Russia welcomes US proposal to extend nuclear treaty

Talks of limiting nuclear arms between the two countries had stalled under President Donald Trump. The treaty expires Feb. 5.

By

National News

January 22, 2021 - 4:37 PM

In this file photo, Russian President Vladimir Putin attends a meeting with the members of the Security Council via teleconference call, in Moscow. Photo by (Alexei Druzhinin/Sputnik/AFP via Getty Images/TNS)

MOSCOW (AP) — The Kremlin on Friday welcomed U.S. President Joe Biden’s proposal to extend the last remaining nuclear arms control treaty between the two countries, which is set to expire in less than two weeks.

Russian President Vladimir Putin’s spokesman, Dmitry Peskov, said that Russia stands for extending the pact and is waiting to see the details of the U.S. proposal.

The White House said Thursday that Biden has proposed to Russia a five-year extension of the New START treaty. 

“We can only welcome political will to extend the document,” Peskov said in a conference call with reporters. “But all will depend on the details of the proposal.”

The treaty, signed in 2010 by President Barack Obama and Russian President Dmitry Medvedev, limits each country to no more than 1,550 deployed nuclear warheads and 700 deployed missiles and bombers, and envisages sweeping on-site inspections to verify compliance.
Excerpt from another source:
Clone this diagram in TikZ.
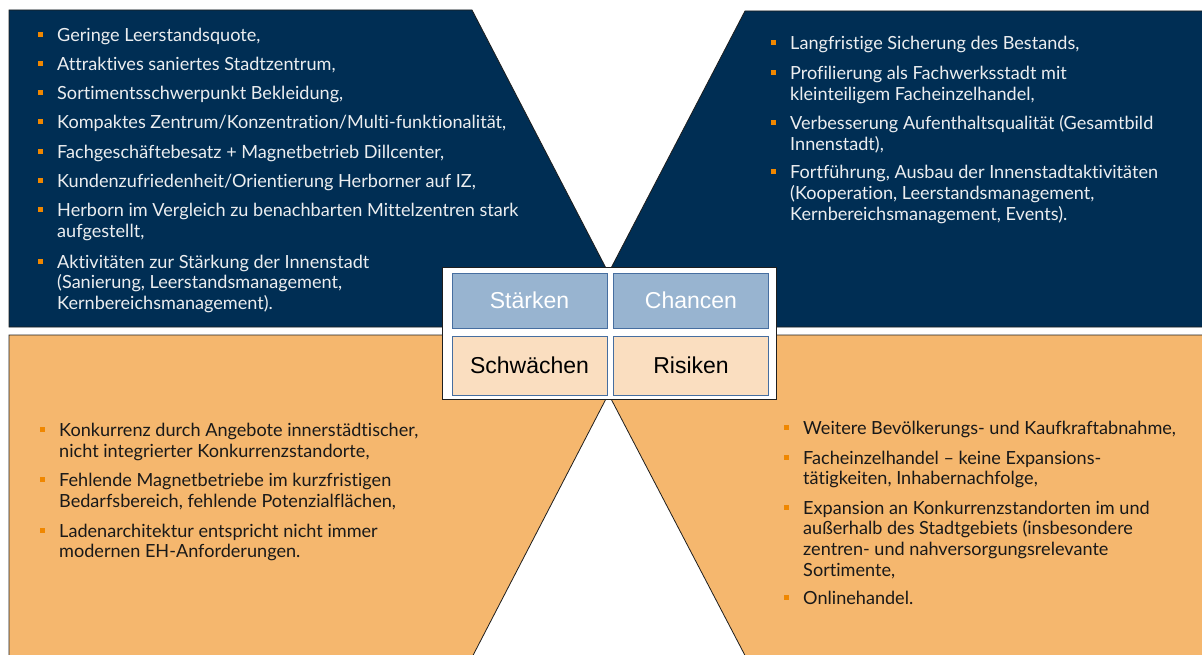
\documentclass[tikz,border=0pt]{standalone}
\usepackage{fontspec}
\newfontfamily\listfont[Ligatures={NoCommon}]{Lato}
\newfontfamily\labelfont{Liberation Sans}
\definecolor{navy}{RGB}{0,46,84}
\definecolor{orfill}{RGB}{245,183,110}
\definecolor{bluebox}{RGB}{152,180,208}
\definecolor{boxborder}{RGB}{70,110,160}
\definecolor{peach}{RGB}{250,222,192}
\definecolor{bulletor}{RGB}{240,135,0}
\definecolor{lighttext}{RGB}{236,238,240}
\definecolor{darktext}{RGB}{25,25,25}
\definecolor{outline}{RGB}{30,30,30}
\tikzset{
  quad/.style={draw=outline, line width=0.8pt},
  lbox/.style={draw=boxborder, line width=1pt, minimum width=155pt, minimum height=55pt, inner sep=0pt, font=\labelfont\fontsize{23}{26}\selectfont},
  itemtxt/.style={inner sep=0pt, anchor=base west, font=\listfont\fontsize{18.1}{20.8}\selectfont},
  bul/.style={fill=bulletor, minimum size=5pt, inner sep=0pt}
}
\newcommand{\bitem}[5]{% name, x, baseline y, colour, text
  \node[itemtxt, text=#4] (#1) at (#2,#3) {\parbox[t]{600pt}{\raggedright #5}};
  \node[bul] (#1b) at ([xshift=-17pt,yshift=7pt]#1.base west) {};
}
\begin{document}
\begin{tikzpicture}[x=1pt,y=-1pt]
\useasboundingbox (0,0) rectangle (1202,655);
% quadrants
\path[quad, fill=navy] (9,10) -- (472,10) -- (608,272) -- (608,327) -- (9,327) -- cycle;
\path[quad, fill=navy] (745,11) -- (1210,11) -- (1210,327) -- (609,327) -- (609,272) -- cycle;
\path[quad, fill=orfill] (9,335) -- (608,335) -- (608,395) -- (468,665) -- (9,665) -- cycle;
\path[quad, fill=orfill] (609,335) -- (1210,335) -- (1210,665) -- (750,665) -- (609,395) -- cycle;
% central frame
\node[draw=outline, line width=0.8pt, fill=white, minimum width=334pt, minimum height=132pt, inner sep=0pt] (frame) at (609,333) {};
\node[lbox, fill=bluebox, text=white] (st) at (529.5,300.5) {Stärken};
\node[lbox, fill=bluebox, text=white] (ch) at (691,300.5) {Chancen};
\node[lbox, fill=peach, text=black, minimum height=59pt] (sw) at (529.5,365.5) {Schwächen};
\node[lbox, fill=peach, text=black, minimum height=59pt] (ri) at (691,365.5) {Risiken};
% Stärken list
\bitem{s1}{57}{42}{lighttext}{Geringe Leerstandsquote,}
\bitem{s2}{57}{71}{lighttext}{Attraktives saniertes Stadtzentrum,}
\bitem{s3}{57}{100}{lighttext}{Sortimentsschwerpunkt Bekleidung,}
\bitem{s4}{57}{129}{lighttext}{Kompaktes Zentrum/Konzentration/Multi-funktionalität,}
\bitem{s5}{57}{158.5}{lighttext}{Fachgeschäftebesatz + Magnetbetrieb Dillcenter,}
\bitem{s6}{57}{187.5}{lighttext}{Kundenzufriedenheit/Orientierung Herborner auf IZ,}
\bitem{s7}{57}{217}{lighttext}{Herborn im Vergleich zu benachbarten Mittelzentren stark\\aufgestellt,}
\bitem{s8}{57}{268}{lighttext}{Aktivitäten zur Stärkung der Innenstadt\\(Sanierung, Leerstandsmanagement,\\Kernbereichsmanagement).}
% Chancen list
\bitem{c1}{790}{50}{lighttext}{Langfristige Sicherung des Bestands,}
\bitem{c2}{790}{79.5}{lighttext}{Profilierung als Fachwerksstadt mit\\kleinteiligem Facheinzelhandel,}
\bitem{c3}{790}{129.5}{lighttext}{Verbesserung Aufenthaltsqualität (Gesamtbild\\Innenstadt),}
\bitem{c4}{790}{179}{lighttext}{Fortführung, Ausbau der Innenstadtaktivitäten\\(Kooperation, Leerstandsmanagement,\\Kernbereichsmanagement, Events).}
% Schwächen list
\bitem{w1}{59}{436.5}{darktext}{Konkurrenz durch Angebote innerstädtischer,\\nicht integrierter Konkurrenzstandorte,}
\bitem{w2}{59}{486.5}{darktext}{Fehlende Magnetbetriebe im kurzfristigen\\Bedarfsbereich, fehlende Potenzialflächen,}
\bitem{w3}{59}{537}{darktext}{Ladenarchitektur entspricht nicht immer\\modernen EH-Anforderungen.}
% Risiken list
\bitem{r1}{803}{434.5}{darktext}{Weitere Bevölkerungs- und Kaufkraftabnahme,}
\bitem{r2}{803}{464}{darktext}{Facheinzelhandel – keine Expansions-\\tätigkeiten, Inhabernachfolge,}
\bitem{r3}{803}{514}{darktext}{Expansion an Konkurrenzstandorten im und\\außerhalb des Stadtgebiets (insbesondere\\zentren- und nahversorgungsrelevante\\Sortimente,}
\bitem{r4}{803}{604.5}{darktext}{Onlinehandel.}
\end{tikzpicture}
\end{document}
It expires on Feb. 5.

Russia has long proposed to prolong the pact without any conditions or changes, but former President Donald Trump’s administration waited until last year to start talks and made the extension contingent on a set of demands. The talks stalled, and months of bargaining have failed to narrow differences.

“Certain conditions for the extension have been put forward, and some of them have been absolutely unacceptable for us, so let’s see first what the U.S. is offering,” Peskov said.

Mikhail Ulyanov, the Russian ambassador at the international organizations in Vienna, also hailed Biden’s proposal as an “encouraging step.”

“The extension will give the two sides more time to consider possible additional measures aimed at strengthening strategic stability and global security,” he tweeted.

The Russian Foreign Ministry’s spokeswoman, Maria Zakharova, noted in a statement that Russia always has called for maintaining the treaty and said Russian diplomats are ready to quickly engage in contacts with the U.S. to formalize its extension for five years “without any delay.”

U.N. Secretary-General Antonio Guterres welcomed the U.S. decision and Russia’s reiteration. He encouraged both countries “to work quickly to complete the necessary procedure for the New START’s extension before the Feb. 5 expiration and move as soon as possible to negotiations on new arms control measures,” U.N. spokesman Stephane Dujarric said. 

“A five-year extension would not only maintain verifiable caps on the world’s two largest nuclear arsenals but will also provide time to negotiate new nuclear arms control agreements to grapple with our increasingly complex international environment,” Dujarric said.

Biden indicated during the campaign that he favored the preservation of the New START treaty, which was negotiated during his tenure as U.S. vice president.

The talks on the treaty’s extension also were clouded by tensions between Russia and the United States, which have been fueled by the Ukrainian crisis, Moscow’s meddling in the 2016 U.S. presidential election and other irritants.

Despite the extension proposal, White House press secretary Jen Psaki said Biden remains committed to holding Russia “to account for its reckless and adversarial actions,” such as its alleged involvement in the Solar Winds hacking event, 2020 election interference, the chemical poisoning of opposition figure Alexei Navalny and the widely reported allegations that Russia may have offered bounties to the Taliban to kill American soldiers in Afghanistan.